Разумеется, построенная в духе «филономической эсхатологии» теодицея страдала противоречиями, связанными прежде всего с ответом на вопросы, несет ли весь народ коллективную ответственность за проступки одной своей части? может ли справедливый бог допустить, чтобы подвергавшиеся притеснениям бедняки были обречены на уничтожение или плен за прегрешения своих угнетателей? Не случайно поэтому в речах пророков «образ Иеговы был расщеплен противоположностью между беспощадным мщением и усиливающимся акцентом на всепрощающее сострадание».[245] В свою очередь, защищаемая, например, Иеремией и Иезекиилем идея личной ответственности за свои собственные грехи (Иер., 31: 27—31; Иез., 33: 10—20) все больше связывается с известной уже зороастрийскому учению мыслью о том, что от самих людей и от страны в целом зависит приближение срока грядущего избавления. Гибель уготована не праведникам, а только грешникам, сомневающимся в неотвратимости божественной кары (Ам., 9: 10; Иез., 33: 13). Будущее спасение, по мысли пророков, так же неизбежно, как и период страдания, через который необходимо пройти, чтобы очиститься перед заключением нового договора с Яхве, несущего «вечное счастье» не только народам Израиля и Иудеи, но и всему человечеству (Ис., 49: 6).
Отличительной чертой пророческой утопии является соотнесенность эсхатологии не с потусторонним миром, а именно с земным.
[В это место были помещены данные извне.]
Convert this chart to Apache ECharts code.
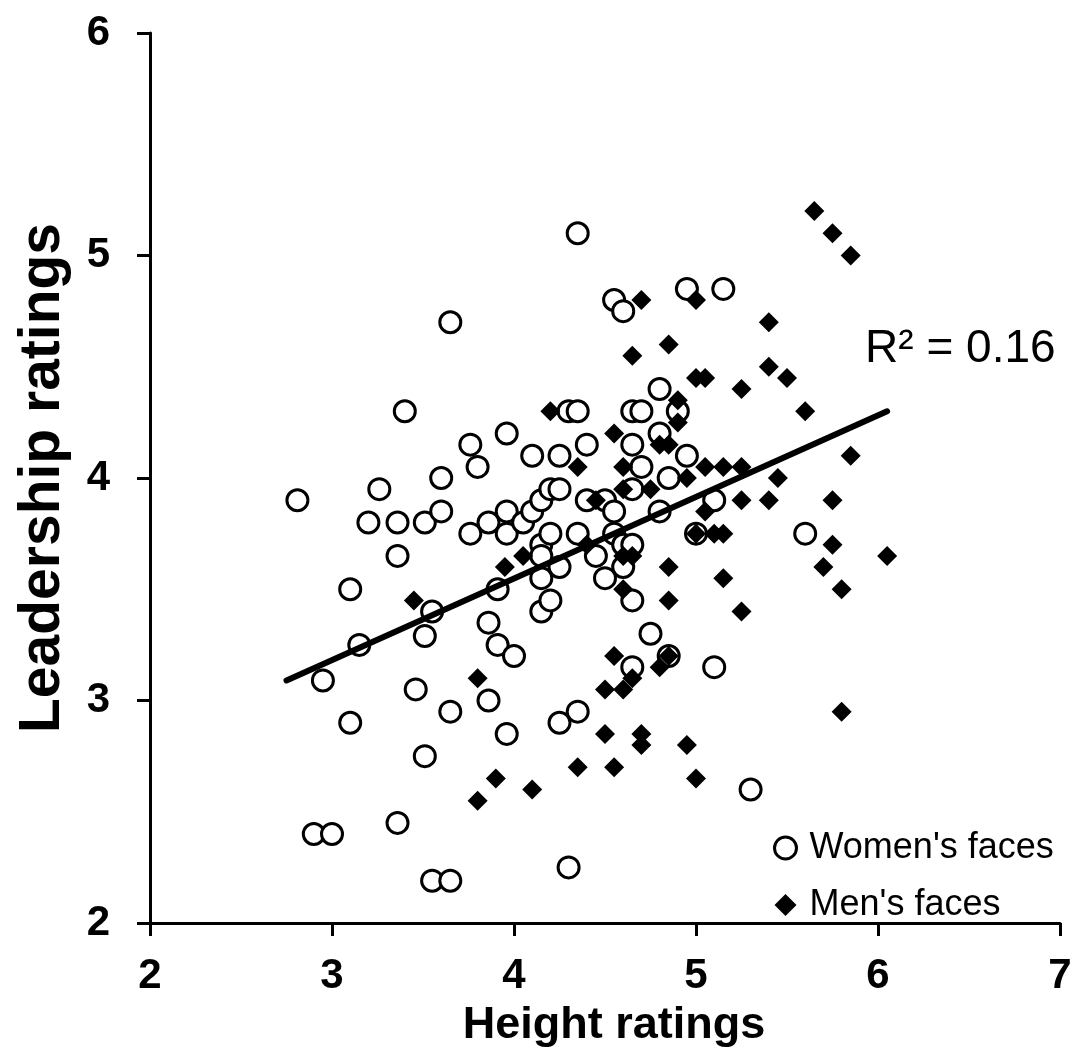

В отличие от образа будущего, созданного впоследствии христианским учением, смерть и посмертное воздаяние не играют в ней практически никакой роли. «Царство божие» будет установлено не на небесах, а на самой «земле обетованной». Эта «реалистическая установка» роднит утопические идеи библейских пророков с идеями их египетских предшественников— Ипусера и Неферти.
В то же время царство, которое Яхве намеревается устроить для своего народа, удивительно напоминает картину «земного рая», нарисованную во II главе книги Бытия, но приукрашенную множеством дополнительных сказочных, фантастических деталей. Преобразуется вся природа: пустыня превратится в цветущий сад, необитаемая страна расцветет, как нарцисс, горы будут «источать виноградный сок», реки потекут молоком и медом, луна будет сиять, как солнце, а солнце «не будет уже служить светом дневным», поскольку сам Яхве, пребывая среди людей, будет для них «вечным светом» (Ам., 9: 13; Ис., 35: 1; 60: 19—20).